Significance and Use
5.1 Artists have available to them a wide variety of art materials such as markers, colored pencils, pastels, colored inks and airbrush colors. Many of these materials are manufactured for temporary artwork and may contain pigments and dyes that fade in a relatively short time. Product labels and manufacturers’ literature do not always supply the information necessary to distinguish products that are stable to light from those that are not. This practice makes it possible to check the general lightfastness of coloring materials to be used in works of art; however, Test Methods must be used if color measuring instruments and appropriate lightfastness testing apparatus are available. This practice may also be used to evaluate other types of colored materials for lightfastness.
1.1 This practice covers a method for exposing specimens of colored art materials indoors to sunlight coming through a closed window. A card containing eight Blue Wool References is exposed simultaneously. Blue Wool References 3, 6, and 7, are used as controls in determining when to remove test specimens from exposure and rate them. Test specimens are rated by assigning each specimen the number of the Blue Wool Reference that shows the same amount of color change.

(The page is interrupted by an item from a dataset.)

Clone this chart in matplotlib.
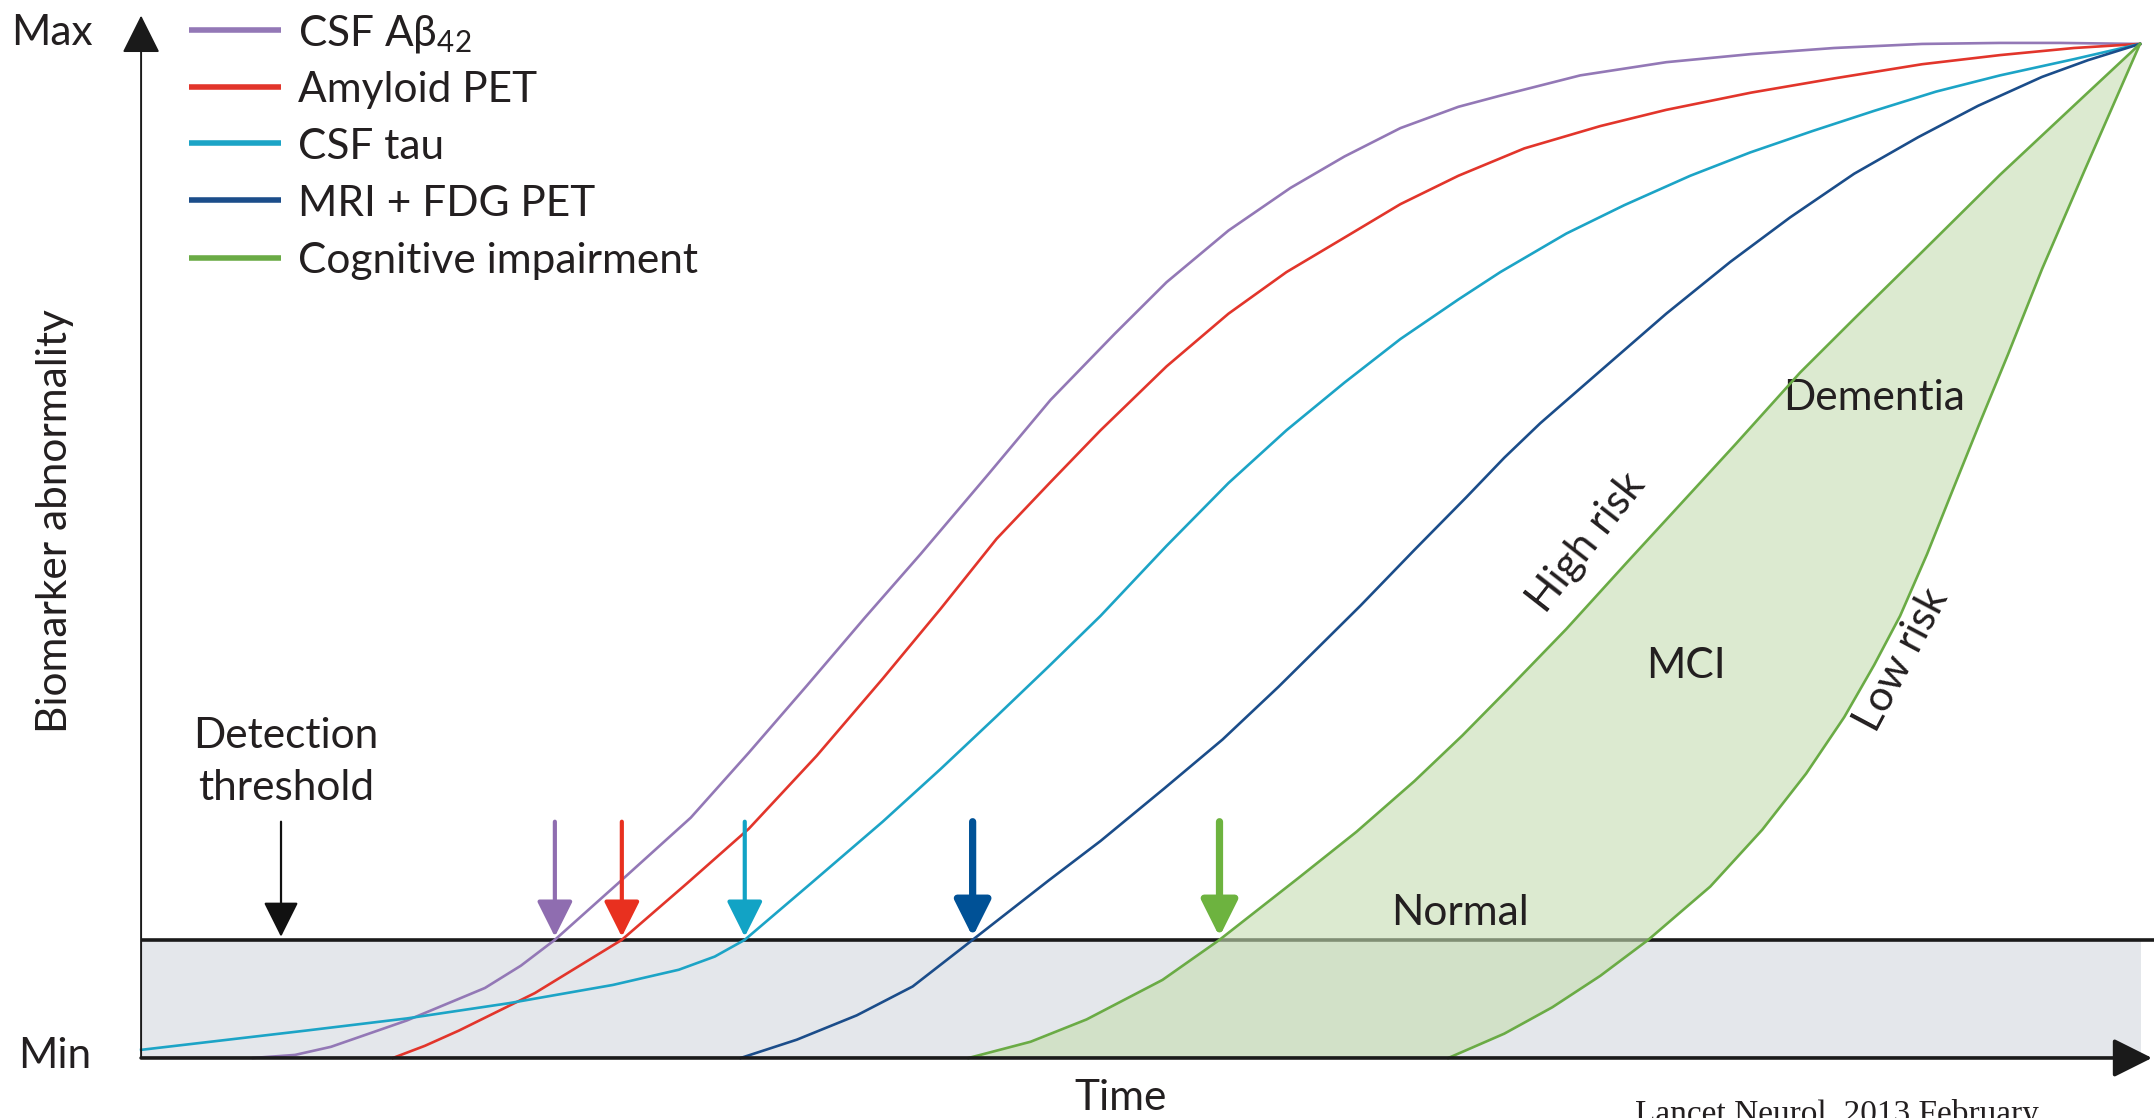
import matplotlib
matplotlib.use('Agg')
from matplotlib import pyplot as plt

plt.rcParams['font.family'] = ['Lato', 'DejaVu Sans']
plt.rcParams['mathtext.fontset'] = 'custom'
plt.rcParams['mathtext.rm'] = 'Lato'

# 坐标: 时间 0-100, 生物标志物异常 0(Min)-100(Max)
threshold = 11.65

labels = ['CSF A\u03b2$_{42}$', 'Amyloid PET', 'CSF tau', 'MRI + FDG PET', 'Cognitive impairment']
line_colors = ['#9378b6', '#e2352b', '#1ca4c6', '#1b4d8a', '#6aab45']
arrow_colors = ['#8f6db0', '#e8301f', '#12a3c5', '#005196', '#6db33f']

abeta_x = [5.6, 7.7, 9.5, 13.3, 17.2, 19.0, 20.7, 23.85, 27.5, 30.4, 33.3, 36.2, 39.0, 42.4, 45.5, 48.7,
           51.3, 54.4, 57.5, 60.2, 63.0, 65.9, 68.0, 72.0, 76.3, 80.55, 84.7, 89.1, 93.0, 96.0, 100]
abeta_y = [0, 0.3, 1.1, 3.7, 6.9, 9.1, 11.65, 17.2, 23.7, 30.1, 36.7, 43.4, 49.7, 57.6, 64.9, 71.4,
           76.5, 81.6, 85.8, 88.9, 91.7, 93.8, 94.9, 96.9, 98.2, 99.0, 99.6, 100.0, 100.1, 100.1, 100]

pet_x = [12.6, 14.2, 15.9, 19.7, 24.05, 27.3, 30.4, 33.8, 37.1, 40.0, 42.8, 45.5, 48.0, 51.3, 54.4, 57.3,
         60.2, 63.0, 65.9, 69.2, 73.0, 76.3, 80.55, 84.7, 89.1, 93.0, 96.7, 100]
pet_y = [0, 1.2, 2.7, 6.4, 11.65, 17.2, 22.6, 29.8, 37.4, 44.3, 51.2, 56.8, 61.9, 68.2, 73.4, 77.5,
         80.9, 84.2, 87.0, 89.7, 91.9, 93.5, 95.2, 96.6, 98.0, 98.9, 99.6, 100]

tau_x = [0, 8.25, 13.3, 18.4, 23.6, 26.9, 28.7, 30.2, 33.5, 37.1, 40.0, 42.8, 45.4, 48.0, 51.3, 54.4,
         57.3, 60.2, 63.0, 65.9, 68.0, 71.3, 74.2, 77.5, 80.5, 83.6, 86.7, 89.8, 93.0, 96.7, 100]
tau_y = [0.8, 2.7, 3.9, 5.4, 7.2, 8.7, 10.0, 11.65, 17.2, 23.3, 28.5, 33.7, 38.6, 43.6, 50.5, 56.7,
         61.9, 66.6, 70.9, 74.8, 77.5, 81.3, 84.1, 87.0, 89.3, 91.4, 93.4, 95.3, 96.9, 98.5, 100]

mri_x = [30.0, 32.8, 35.8, 38.6, 41.6, 45.4, 48.0, 51.2, 54.1, 56.9, 58.9, 61.0, 63.7, 66.3, 68.2, 70.0,
         73.0, 76.3, 79.5, 82.5, 85.7, 88.9, 91.9, 95.1, 97.4, 100]
mri_y = [0, 1.8, 4.2, 7.05, 11.65, 17.5, 21.4, 26.6, 31.4, 36.6, 40.5, 44.6, 50.1, 55.3, 59.2, 62.6,
         67.75, 73.4, 78.5, 82.9, 87.2, 90.8, 93.9, 96.75, 98.4, 100]

# 认知障碍: 高风险 / 低风险两条边界
high_x = [41.4, 44.5, 47.3, 51.1, 53.95, 57.9, 60.8, 63.7, 66.1, 68.5, 71.3, 74.3, 77.1, 79.8, 83.0,
          85.7, 88.9, 93.0, 97.2, 100]
high_y = [0, 1.6, 3.8, 7.7, 11.65, 17.75, 22.3, 27.3, 31.8, 36.6, 42.3, 48.8, 54.8, 60.6, 67.6,
          72.9, 79.1, 87.1, 94.85, 100]
low_x = [65.4, 68.2, 70.6, 73.0, 75.4, 78.5, 81.1, 83.3, 85.2, 86.7, 88.0, 89.35, 90.65, 92.0, 93.4,
         95.1, 97.2, 98.8, 100]
low_y = [0, 2.4, 5.0, 8.1, 11.65, 16.9, 22.5, 28.05, 33.6, 38.75, 43.6, 49.7, 56.1, 62.7, 69.4,
         77.8, 87.4, 94.6, 100]

curves = [(abeta_x, abeta_y), (pet_x, pet_y), (tau_x, tau_y), (mri_x, mri_y), (high_x, high_y)]

# 各标志物超过检测阈值的时间点
arrow_x = [20.7, 24.05, 30.2, 41.6, 53.95]
arrow_lw = [3.0, 3.0, 3.0, 5.2, 5.2]
detect_x = 7.0
arrow_top = 23.3

fig = plt.figure(figsize=(21.54, 11.18), dpi=100)
ax = fig.add_axes([0.0655, 0.0537, 0.928, 0.907])
ax.set_xlim(0, 100)
ax.set_ylim(0, 100)
ax.axis('off')

# 阈值以下的灰色区域
ax.fill_between([0, 100.7], 0, threshold, color='#e4e7eb', lw=0, zorder=1)
ax.plot([0, 100.7], [threshold, threshold], color='#1a1a1a', lw=2.6, zorder=2,
        solid_capstyle='butt', clip_on=False)

# 绿色 MCI 区域
ax.fill(high_x + low_x[::-1], high_y + low_y[::-1], color='#c6ddb1', alpha=0.6, lw=0, zorder=3)

for (cx, cy), c in zip(curves, line_colors):
    ax.plot(cx, cy, color=c, lw=1.9, zorder=4, clip_on=False, solid_joinstyle='round')
ax.plot(low_x, low_y, color=line_colors[4], lw=1.9, zorder=4, clip_on=False, solid_joinstyle='round')

# 坐标轴箭头
ax.annotate('', xy=(100.6, 0), xytext=(0, 0), annotation_clip=False, zorder=6,
            arrowprops=dict(arrowstyle='-|>,head_length=1.2,head_width=0.6', mutation_scale=20,
                            lw=2.6, color='#1a1a1a', shrinkA=0, shrinkB=0))
ax.annotate('', xy=(0, 102.8), xytext=(0, 0), annotation_clip=False, zorder=6,
            arrowprops=dict(arrowstyle='-|>,head_length=1.2,head_width=0.6', mutation_scale=20,
                            lw=1.4, color='#1a1a1a', shrinkA=0, shrinkB=0))

# 阈值箭头
ax.annotate('', xy=(detect_x, threshold + 0.3), xytext=(detect_x, arrow_top), zorder=5,
            arrowprops=dict(arrowstyle='-|>,head_length=1.1,head_width=0.55', mutation_scale=20,
                            lw=1.6, color='#111111', shrinkA=0, shrinkB=0))
for xa, c, w in zip(arrow_x, arrow_colors, arrow_lw):
    ax.annotate('', xy=(xa, threshold + 0.3), xytext=(xa, arrow_top), zorder=5,
                arrowprops=dict(arrowstyle='-|>,head_length=1.1,head_width=0.55', mutation_scale=20,
                                lw=w, color=c, shrinkA=0, shrinkB=0))

# 图例
fs = 30.5
leg_y = [101.4, 95.8, 90.2, 84.6, 78.9]
for yl, lab, c in zip(leg_y, labels, line_colors):
    ax.plot([2.4, 7.0], [yl, yl], color=c, lw=4, solid_capstyle='butt', clip_on=False)
    ax.text(7.85, yl, lab, fontsize=fs, va='center_baseline', ha='left', color='#231f20')

txt = dict(fontsize=fs, color='#231f20')
ax.text(-2.4, 101.4, 'Max', ha='right', va='center_baseline', **txt)
ax.text(-2.5, 0.5, 'Min', ha='right', va='center_baseline', **txt)
ax.text(-4.3, 52.9, 'Biomarker abnormality', rotation=90, ha='center', va='center', **txt)
ax.text(49.0, -3.9, 'Time', ha='center', va='center', **txt)
ax.text(7.25, 29.2, 'Detection\nthreshold', ha='center', va='center', linespacing=1.45, **txt)
ax.text(66.0, 14.3, 'Normal', ha='center', va='center', **txt)
ax.text(77.3, 38.7, 'MCI', ha='center', va='center', **txt)
ax.text(86.7, 65.1, 'Dementia', ha='center', va='center', **txt)
ax.text(72.3, 50.8, 'High risk', rotation=52, ha='center', va='center', rotation_mode='anchor', **txt)
ax.text(88.1, 39.3, 'Low risk', rotation=62, ha='center', va='center', rotation_mode='anchor', **txt)

fig.text(0.759, 0.017, 'Lancet Neurol. 2013 February', family='Liberation Serif',
         fontsize=24, ha='left', va='top', color='#231f20')

fig.savefig('out.png', dpi=100)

1.2 This practice may be used to indicate art materials that will change color within a few months or years in normal indoor exposure and those that will remain unchanged for a period of years. It is not rigorous enough to verify that materials will remain unchanged for more than fifty years in a home or office environment. A major consideration in developing this method was to keep it simple and short enough to be preformed without instrumentation in a comparatively short length of time.
1.3 This practice shall be used to evaluate the lightfastness of art materials only when it is not feasible to use Test Methods .
1.4 This practice is not suitable for evaluating materials with a high oil content such as artists' oil, resin oil or alkyd paints.
1.5 The values stated in SI units are to be regarded as the standard. The values given in parentheses are for information only.
1.6 This standard does not purport to address all of the safety concerns, if any, associated with its use. It is the responsibility of the user of this standard to establish appropriate safety, health, and environmental practices and determine the applicability of regulatory limitations prior to use.
1.7 This international standard was developed in accordance with internationally recognized principles on standardization established in the Decision on Principles for the Development of International Standards, Guides and Recommendations issued by the World Trade Organization Technical Barriers to Trade (TBT) Committee.